This course aims to study the historical, aesthetic, and epistemological features of literary modernism in Britain, and devotes particular attention to the narrative strategies writers develop to bring coherence and resolution to the experience of crisis and fragmentation associated with modernity. The term "modernism," with its implication of coherence and homogeneity, has supported a critical tradition that understands early twentieth century literature as a self-conscious, programmatic attempt to forge a cultural practice and theory by a coterie eminently positioned to reflect and address a rapidly changing world. In the hands of many of the writers we will encounter during the semester, the modern becomes the focal point of cataclysmic change that threatens with dissolution all that is familiar and established in western culture. As such, the modern is wrought with the ambivalent potential for regenerative destruction, and the aesthetic becomes increasingly important as the still point of truth and the only reliable reference point in a world of flux. Our concern will be to investigate and, perhaps, pressure this reading of modernism through our encounters with the stubborn contradictions and vexatious questions the narratives might pose.
Our focus will be the compensatory function of the aesthetic and its historical emergence in modernist texts as the distinctive experience of uniquely presented objects. Taking the narrative as an instance of the aesthetic, we will explore the historical and political content of this form, paying attention to the strategies modernist narratives develop to carry out the work of synthesizing the fragmented experience of modernity even as they offer an imaginary resolution to a pervasive sense of crisis.
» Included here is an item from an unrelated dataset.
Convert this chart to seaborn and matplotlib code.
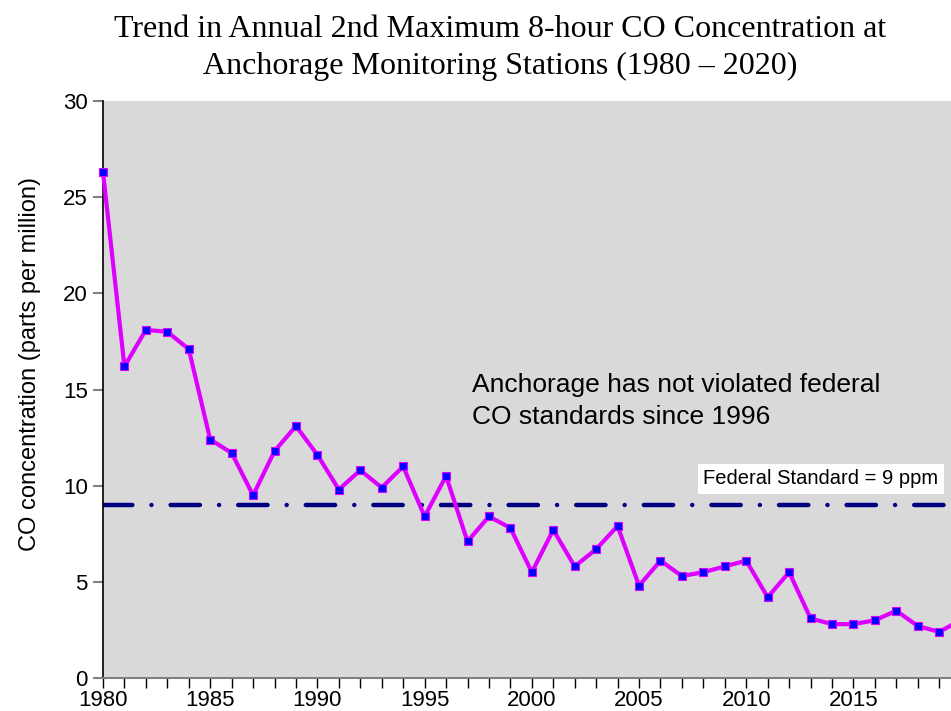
import numpy as np
import pandas as pd
import matplotlib
matplotlib.use("Agg")
import matplotlib.pyplot as plt
import seaborn as sns
from matplotlib.ticker import MultipleLocator

years = list(range(1980, 2021))
co_ppm = [26.3, 16.2, 18.1, 18.0, 17.1, 12.4, 11.7, 9.5, 11.8, 13.1,
          11.6, 9.8, 10.8, 9.9, 11.0, 8.4, 10.5, 7.1, 8.4, 7.8,
          5.5, 7.7, 5.8, 6.7, 7.9, 4.8, 6.1, 5.3, 5.5, 5.8,
          6.1, 4.2, 5.5, 3.1, 2.8, 2.8, 3.0, 3.5, 2.7, 2.4, 3.0]
federal_standard = 9

df = pd.DataFrame({"year": years, "co": co_ppm})

sns.set_style("white")
plt.rcParams["font.family"] = ["Liberation Sans", "DejaVu Sans"]
plt.rcParams["text.color"] = "black"
plt.rcParams["axes.labelcolor"] = "black"
plt.rcParams["xtick.labelcolor"] = "black"
plt.rcParams["ytick.labelcolor"] = "black"

fig = plt.figure(figsize=(9.51, 7.11), dpi=100)
ax = fig.add_axes([103 / 951, 33 / 711, 848 / 951, 577 / 711])
ax.set_facecolor("#d9d9d9")

ax.axhline(federal_standard, color="#000080", lw=3.2,
           linestyle=(0, (6.6, 4.3, 0.01, 4.3)), dash_capstyle="round",
           zorder=2)

sns.lineplot(data=df, x="year", y="co", ax=ax, color="#dd00ff", lw=3,
             marker="s", markersize=6, markerfacecolor="#0000ff",
             markeredgecolor="#dd00ff", markeredgewidth=0.8,
             clip_on=False, zorder=3)

ax.set_xlim(1980, 2019.55)
ax.set_ylim(0, 30)
ax.xaxis.set_major_locator(MultipleLocator(5))
ax.xaxis.set_minor_locator(MultipleLocator(1))
ax.yaxis.set_major_locator(MultipleLocator(5))
ax.tick_params(axis="x", which="both", direction="out", length=7,
               width=1, color="black", labelsize=16, pad=2)
ax.tick_params(axis="y", direction="out", length=7, width=1.5,
               color="#808080", labelsize=16, pad=4)
ax.xaxis.set_tick_params(bottom=True, which="both")
ax.yaxis.set_tick_params(left=True)

for s in ["top", "right"]:
    ax.spines[s].set_visible(False)
ax.spines["left"].set_color("black")
ax.spines["left"].set_linewidth(1.2)
ax.spines["bottom"].set_color("#808080")
ax.spines["bottom"].set_linewidth(1.5)

ax.set_xlabel("")
ax.set_ylabel("CO concentration (parts per million)", fontsize=17)
ax.yaxis.set_label_coords(-0.073, 0.544)

fig.text(500 / 951, 1 - 48 / 711,
         "Trend in Annual 2nd Maximum 8-hour CO Concentration at\n"
         "Anchorage Monitoring Stations (1980 \u2013 2020)",
         ha="center", va="center", fontsize=23, family="Liberation Serif",
         linespacing=1.35)

ax.text(1997.2, 14.4, "Anchorage has not violated federal\nCO standards since 1996",
        fontsize=19, ha="left", va="center", linespacing=1.45)

ax.text(2008.0, 10.35, "Federal Standard = 9 ppm", fontsize=14.5,
        ha="left", va="center",
        bbox=dict(facecolor="white", edgecolor="none", pad=4))

fig.savefig("out.png", dpi=100)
To this end, we will study the formal experiments wrought in the attempt to narrativize the irrational, the unconscious, the mythical, and the invisible.
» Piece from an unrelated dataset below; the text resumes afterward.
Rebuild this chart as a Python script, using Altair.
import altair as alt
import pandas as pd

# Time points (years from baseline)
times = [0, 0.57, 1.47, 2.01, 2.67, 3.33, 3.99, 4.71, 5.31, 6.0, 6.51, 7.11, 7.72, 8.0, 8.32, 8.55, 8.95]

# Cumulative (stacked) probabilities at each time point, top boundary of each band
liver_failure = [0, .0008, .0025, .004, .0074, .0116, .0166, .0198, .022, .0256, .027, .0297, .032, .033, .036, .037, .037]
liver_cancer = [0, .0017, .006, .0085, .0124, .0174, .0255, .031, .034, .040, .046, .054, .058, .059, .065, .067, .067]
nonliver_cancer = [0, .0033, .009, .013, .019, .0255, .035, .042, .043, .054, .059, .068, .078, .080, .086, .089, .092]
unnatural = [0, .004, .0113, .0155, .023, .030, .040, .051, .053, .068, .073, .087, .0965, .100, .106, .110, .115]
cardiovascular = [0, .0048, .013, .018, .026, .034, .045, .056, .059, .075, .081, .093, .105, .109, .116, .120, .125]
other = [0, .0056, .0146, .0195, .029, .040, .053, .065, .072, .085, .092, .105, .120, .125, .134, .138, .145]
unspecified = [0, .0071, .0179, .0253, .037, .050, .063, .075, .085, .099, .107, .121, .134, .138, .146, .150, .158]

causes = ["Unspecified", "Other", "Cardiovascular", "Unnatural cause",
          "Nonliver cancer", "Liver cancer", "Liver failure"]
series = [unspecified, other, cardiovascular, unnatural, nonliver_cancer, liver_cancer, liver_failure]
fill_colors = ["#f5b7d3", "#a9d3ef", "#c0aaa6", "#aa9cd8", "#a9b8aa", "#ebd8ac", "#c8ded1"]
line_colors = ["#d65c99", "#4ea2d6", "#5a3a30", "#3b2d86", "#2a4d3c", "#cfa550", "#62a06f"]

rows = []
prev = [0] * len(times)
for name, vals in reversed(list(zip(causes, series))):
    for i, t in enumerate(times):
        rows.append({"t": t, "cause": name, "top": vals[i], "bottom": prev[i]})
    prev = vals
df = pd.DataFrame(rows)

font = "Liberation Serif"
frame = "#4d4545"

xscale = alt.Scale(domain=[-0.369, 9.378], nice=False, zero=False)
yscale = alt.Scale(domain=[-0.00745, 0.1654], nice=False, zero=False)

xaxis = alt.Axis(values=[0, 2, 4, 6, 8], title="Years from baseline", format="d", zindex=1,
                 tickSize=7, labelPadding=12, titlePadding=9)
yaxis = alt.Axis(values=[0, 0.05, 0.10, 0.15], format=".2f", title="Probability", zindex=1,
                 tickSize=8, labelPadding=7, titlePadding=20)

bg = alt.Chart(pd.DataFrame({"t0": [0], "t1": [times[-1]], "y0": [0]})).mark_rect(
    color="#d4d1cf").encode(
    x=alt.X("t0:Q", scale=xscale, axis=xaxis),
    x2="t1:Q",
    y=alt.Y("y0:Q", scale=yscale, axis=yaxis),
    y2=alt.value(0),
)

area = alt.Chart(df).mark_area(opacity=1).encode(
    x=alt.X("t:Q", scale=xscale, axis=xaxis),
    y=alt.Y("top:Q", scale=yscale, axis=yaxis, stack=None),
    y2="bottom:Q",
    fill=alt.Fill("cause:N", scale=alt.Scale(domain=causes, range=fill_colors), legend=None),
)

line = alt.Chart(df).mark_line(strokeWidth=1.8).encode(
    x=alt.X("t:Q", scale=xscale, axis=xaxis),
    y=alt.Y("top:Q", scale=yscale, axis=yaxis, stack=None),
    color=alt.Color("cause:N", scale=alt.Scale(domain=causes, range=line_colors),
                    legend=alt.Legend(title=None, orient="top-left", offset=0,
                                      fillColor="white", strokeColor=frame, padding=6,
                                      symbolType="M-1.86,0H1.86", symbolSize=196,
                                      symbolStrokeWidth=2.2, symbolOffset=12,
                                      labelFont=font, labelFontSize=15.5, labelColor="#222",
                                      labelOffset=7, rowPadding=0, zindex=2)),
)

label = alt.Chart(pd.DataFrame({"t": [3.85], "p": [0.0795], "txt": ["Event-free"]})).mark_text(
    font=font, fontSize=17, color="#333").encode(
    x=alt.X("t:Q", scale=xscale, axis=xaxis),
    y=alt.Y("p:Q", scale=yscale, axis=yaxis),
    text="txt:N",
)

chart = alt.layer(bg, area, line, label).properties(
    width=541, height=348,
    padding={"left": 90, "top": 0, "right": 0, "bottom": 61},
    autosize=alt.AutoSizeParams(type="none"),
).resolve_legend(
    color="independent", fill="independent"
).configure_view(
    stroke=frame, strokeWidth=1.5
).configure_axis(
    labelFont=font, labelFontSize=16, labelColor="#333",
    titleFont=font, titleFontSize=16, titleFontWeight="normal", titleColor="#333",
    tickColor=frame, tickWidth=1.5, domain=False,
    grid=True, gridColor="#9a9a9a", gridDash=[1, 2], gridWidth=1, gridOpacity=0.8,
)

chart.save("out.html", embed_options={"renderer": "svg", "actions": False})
Elizabeth Bowen, To The North (1932)
Joseph Conrad, Lord Jim (1900)
Ford Maddox Ford, The Good Soldier (1915)
James Joyce, Portrait of An Artist as a Young Man (1914-1915)
Rebecca West, Return of the Soldier (1918)
Virginia Woolf, The Waves (1931)
Critical essays by Watt, Cohn, Benjamin, Frank, Woolf, James, Morretti, Jameson, Williams, among others.
1. One short paper (5-7 pages long), a book report (5pages long); a class presentation leading up to a research paper (10-15 pages); active participation in the seminar.
Pre-requisites: 2 200-level courses or consent of instructor.